The Traverse City office also had a different practice mix than the rest of the firm. The local office was more a full-service firm while SHRR was “litigation heavy,” Boyles said.

“We had been trying for years to diversify in Grand Rapids and become more of a full-service law firm. But it was difficult to attract and retain attorneys who were not litigators,” he said. “We [in Traverse City] came to the realization that it made sense to focus on what we do best. We started thinking, ‘Is there a way to unwind this in a way that can work?’ ”

Jack said SHRR had become more of a statewide firm, while lawyers in the Traverse City office were focused on regional clients. And he agreed with Boyles that the Traverse City office had a different mix of legal services than the rest of the firm.

“We had specializations that didn’t exist anywhere in [SHRR,]” he said. “We tended to have more individual clients in things such as estate planning, probate and real estate, and not as many middle-market business clients as Grand Rapids.”

One of those specialties was employment law practiced by Adams, who decided to continue that in her own firm. Her new firm also offers several other specialties, including liquor licensing, and wealth preservation and succession.

“The situation soon crystalized for each of us,” Adams said. “We decided to become two firms focusing on different practice areas.
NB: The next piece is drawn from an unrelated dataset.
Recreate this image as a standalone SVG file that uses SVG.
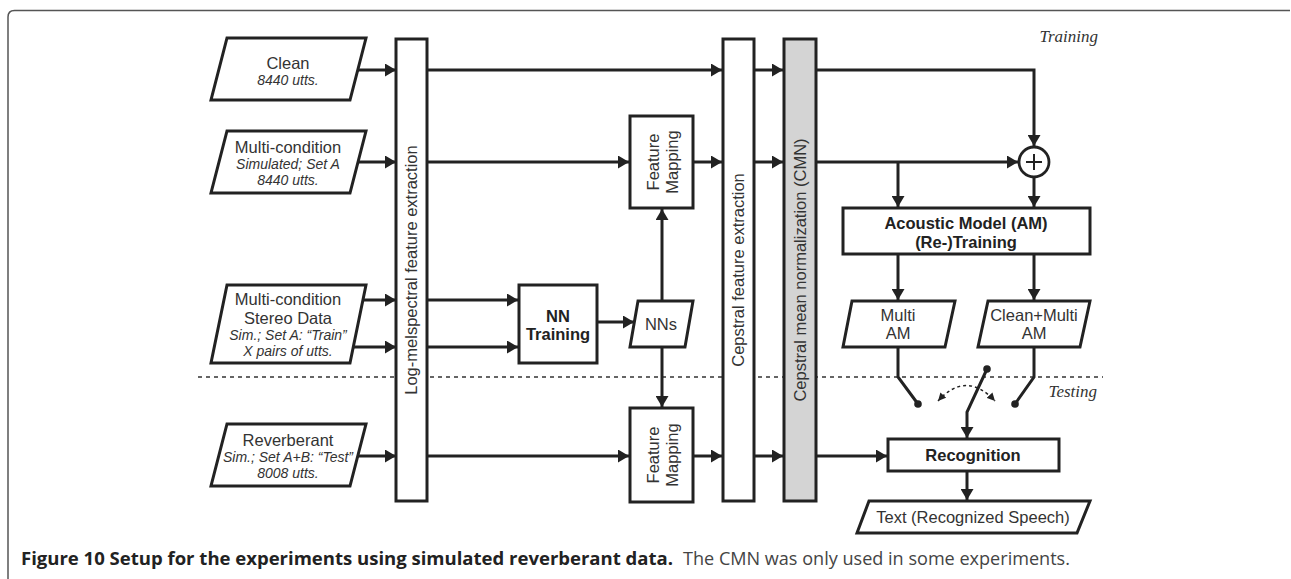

We intend to have an amicable relationship between the firms and will have referral arrangements with each other.”

Like any separation or corporate restructuring, the lawyers and support staff worked through months of uncertainty as the split from SHRR was being negotiated.

“We had people who were here for 27 years and there was cause for them to be uncomfortable,” Boyles said. “But people stayed cool and kept their heads as they worked through multiple issues.”

Four support staffers were laid off in the separation and were given severance packages, he said.
Jack said SHRR and the two new Traverse City firms will refer cases to each other in the future.

“The people in Traverse City are first class,” he said. “We wish them the very best.”